By Eoin Blackwell,  

AAP Papua New Guinea Correspondent

One of Papua New Guinea's top judges has refused to remove himself from constitutional hearings into the legitimacy of the government, amid allegations of bias.
Justice Nicholas Kerriwom on today told the court in Port Moresby he saw no reason to step down after a memo bearing his signature and calling on judges to band together against attacks from the government was leaked online.
"Since my appointment as a judge (15 years ago) my name has not been so politicised," he said.
"I find no good reason to recuse myself and I will not recuse myself from this reference unless my brother judges ... rule I must recuse."
Government lawyers argued that it didn't matter if the document was written by Justice Kerriwom, only that an apprehension of bias existed because the document bore his signature and had been seen by members of the public.
Earlier, Justice Kerriwom neither accepted nor denied authorship of the memo but said its leaking and use of his name had amounted to an invasion of privacy.
"For me I would rather walk away from this case now and have a good night's sleep and rest than subject me and my family to the undue stresses that we have have been subjected to since November 2011," he said, referring to government attempts to suspend the chief justice.

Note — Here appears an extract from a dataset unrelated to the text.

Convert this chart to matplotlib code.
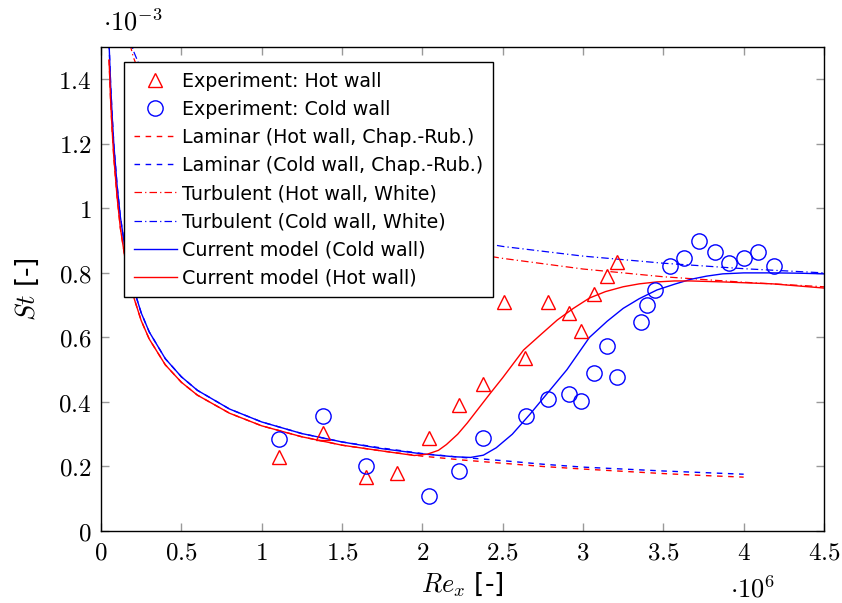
import matplotlib
matplotlib.use('Agg')
import matplotlib.pyplot as plt

plt.rcParams['mathtext.fontset'] = 'cm'
plt.rcParams['font.family'] = ['DejaVu Sans']

# Re_x in units of 1e6, St in units of 1e-3
hot_re = [1.11, 1.38, 1.65, 1.84, 2.04, 2.23, 2.38, 2.51, 2.64, 2.78, 2.91, 2.99, 3.07, 3.15, 3.21]
hot_st = [0.228, 0.305, 0.168, 0.18, 0.287, 0.39, 0.455, 0.71, 0.535, 0.71, 0.675, 0.62, 0.735, 0.79, 0.834]

cold_re = [1.11, 1.38, 1.65, 2.04, 2.23, 2.38, 2.645, 2.78, 2.91, 2.99, 3.07, 3.15, 3.21, 3.36,
           3.40, 3.45, 3.54, 3.63, 3.72, 3.82, 3.91, 4.0, 4.09, 4.19]
cold_st = [0.285, 0.357, 0.20, 0.108, 0.186, 0.288, 0.357, 0.41, 0.425, 0.403, 0.49, 0.574, 0.478, 0.648,
           0.70, 0.747, 0.822, 0.846, 0.899, 0.865, 0.831, 0.847, 0.865, 0.822]

lam_re = [0.05, 0.06, 0.07, 0.08, 0.1, 0.12, 0.15, 0.2, 0.25, 0.3, 0.4, 0.5, 0.6, 0.8, 1.0, 1.25,
          1.5, 1.75, 2.0, 2.25, 2.5, 2.75, 3.0, 3.25, 3.5, 3.75, 4.0]
lam_cold = [1.51, 1.38, 1.28, 1.195, 1.07, 0.975, 0.873, 0.756, 0.676, 0.617, 0.534, 0.478, 0.436, 0.378,
            0.338, 0.302, 0.276, 0.257, 0.240, 0.228, 0.218, 0.207, 0.198, 0.192, 0.186, 0.181, 0.176]
lam_hot = [1.46, 1.33, 1.235, 1.155, 1.035, 0.94, 0.843, 0.73, 0.652, 0.595, 0.515, 0.461, 0.421, 0.365,
           0.326, 0.292, 0.266, 0.248, 0.232, 0.22, 0.21, 0.2, 0.192, 0.185, 0.178, 0.172, 0.167]

turb_re = [0.18, 0.2, 0.3, 0.5, 0.75, 1.0, 1.5, 2.0, 2.5, 3.0, 3.5, 4.0, 4.5]
turb_cold = [1.53, 1.49, 1.37, 1.23, 1.13, 1.07, 0.985, 0.925, 0.882, 0.852, 0.83, 0.813, 0.80]
turb_hot = [1.51, 1.47, 1.34, 1.19, 1.09, 1.03, 0.94, 0.885, 0.845, 0.812, 0.788, 0.771, 0.757]

model_cold_re = [0.05, 0.06, 0.07, 0.08, 0.1, 0.12, 0.15, 0.2, 0.25, 0.3, 0.4, 0.5, 0.6, 0.8, 1.0, 1.25,
                 1.5, 1.75, 2.0, 2.2, 2.3, 2.38, 2.46, 2.56, 2.67, 2.78, 2.9, 3.04, 3.15, 3.25, 3.35,
                 3.46, 3.57, 3.67, 3.77, 3.87, 4.0, 4.18, 4.35, 4.5]
model_cold_st = [1.51, 1.38, 1.28, 1.195, 1.07, 0.975, 0.873, 0.756, 0.676, 0.617, 0.534, 0.478, 0.436,
                 0.378, 0.338, 0.302, 0.276, 0.255, 0.239, 0.230, 0.228, 0.235, 0.258, 0.30, 0.362,
                 0.428, 0.50, 0.60, 0.65, 0.69, 0.72, 0.747, 0.765, 0.78, 0.79, 0.797, 0.80, 0.80,
                 0.799, 0.797]

model_hot_re = [0.05, 0.06, 0.07, 0.08, 0.1, 0.12, 0.15, 0.2, 0.25, 0.3, 0.4, 0.5, 0.6, 0.8, 1.0, 1.25,
                1.5, 1.75, 1.95, 2.03, 2.1, 2.15, 2.22, 2.28, 2.35, 2.42, 2.5, 2.63, 2.74, 2.84, 2.94,
                3.04, 3.14, 3.25, 3.35, 3.46, 3.57, 3.67, 3.87, 4.18, 4.5]
model_hot_st = [1.46, 1.33, 1.235, 1.155, 1.035, 0.94, 0.843, 0.73, 0.652, 0.595, 0.515, 0.461, 0.421,
                0.365, 0.326, 0.292, 0.266, 0.248, 0.234, 0.238, 0.25, 0.268, 0.30, 0.335, 0.38,
                0.425, 0.475, 0.561, 0.61, 0.654, 0.69, 0.722, 0.742, 0.757, 0.766, 0.772, 0.775,
                0.775, 0.772, 0.766, 0.753]

xticks = [0, 0.5, 1, 1.5, 2, 2.5, 3, 3.5, 4, 4.5]
yticks = [0, 0.2, 0.4, 0.6, 0.8, 1.0, 1.2, 1.4]

fig = plt.figure(figsize=(8.42, 6.03), dpi=100)
ax = fig.add_axes([0.12, 0.1194, 0.8586, 0.8026])

dash = (0, (4, 4))
dashdot = (0, (6, 2.5, 1, 2.5))

ax.plot(hot_re, hot_st, ls='none', marker='^', ms=10, mfc='none', mec='red', mew=1.0,
        label='Experiment: Hot wall', zorder=5)
ax.plot(cold_re, cold_st, ls='none', marker='o', ms=11, mfc='none', mec='blue', mew=1.0,
        label='Experiment: Cold wall', zorder=5)
ax.plot(lam_re, lam_hot, color='red', ls=dash, lw=1.0, label='Laminar (Hot wall, Chap.-Rub.)')
ax.plot(lam_re, lam_cold, color='blue', ls=dash, lw=1.0, label='Laminar (Cold wall, Chap.-Rub.)')
ax.plot(turb_re, turb_hot, color='red', ls=dashdot, lw=0.9, label='Turbulent (Hot wall, White)')
ax.plot(turb_re, turb_cold, color='blue', ls=dashdot, lw=0.9, label='Turbulent (Cold wall, White)')
ax.plot(model_cold_re, model_cold_st, color='blue', lw=1.0, label='Current model (Cold wall)')
ax.plot(model_hot_re, model_hot_st, color='red', lw=1.0, label='Current model (Hot wall)')

ax.set_xlim(0, 4.5)
ax.set_ylim(0, 1.5)
ax.set_xticks(xticks)
ax.set_yticks(yticks)
ax.set_xticklabels(['$%g$' % t for t in xticks], fontsize=18)
ax.set_yticklabels(['$%g$' % t for t in yticks], fontsize=18)
ax.tick_params(direction='in', length=6, width=1, color='#999999', top=True, right=True)
ax.tick_params(axis='y', pad=7)
ax.tick_params(axis='x', pad=7)
for s in ax.spines.values():
    s.set_linewidth(1.0)
    s.set_color('black')

ax.set_xlabel('$Re_x$ [-]', fontsize=19, labelpad=4)
ax.set_ylabel('$St$ [-]', fontsize=19, labelpad=12)

# pgfplots style scale labels
ax.text(0.003, 1.022, r'$\cdot10^{-3}$', transform=ax.transAxes, fontsize=19, ha='left', va='bottom')
ax.text(0.87, -0.095, r'$\cdot10^{6}$', transform=ax.transAxes, fontsize=19, ha='left', va='top')

leg = ax.legend(loc='upper left', bbox_to_anchor=(0.0318, 0.969), borderaxespad=0, fontsize=13.7,
                numpoints=1, handlelength=2.3, handletextpad=0.25, labelspacing=0.48,
                fancybox=False, framealpha=1, edgecolor='black', borderpad=0.5)
leg.get_frame().set_linewidth(1.0)
leg.set_zorder(10)

fig.savefig('out.png', dpi=100)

"I am neither denying or admitting authorship of that publication when it is not before the court."
Deputy Prime Minister Belden Namah - who did join the motion for Justice Kerriwom to step down - had taken out a full-page ad in local newspapers last month calling on Justice Kerriwom and Chief Justice Sir Salamo Injia to step down.
Sir Salamo was arrested last month on charges of trying to pervert the course of a police investigation into his handling of court funds.
The court quickly issued a permanent stay on proceedings.
Government lawyers were expected to move to have Sir Salamo disqualified from overseeing the case but, after Justice Kerriwom's ruling, they instead asked for a two-hour adjournment for them to receive instructions from their clients.
Hearings into whether the O'Neill government's decisions since it controversially took office on August 2 were legal or not were supposed to begin on Monday, but council for Attorney General Dr Allan Marat yesterday applied to have justice Kerriwom removed.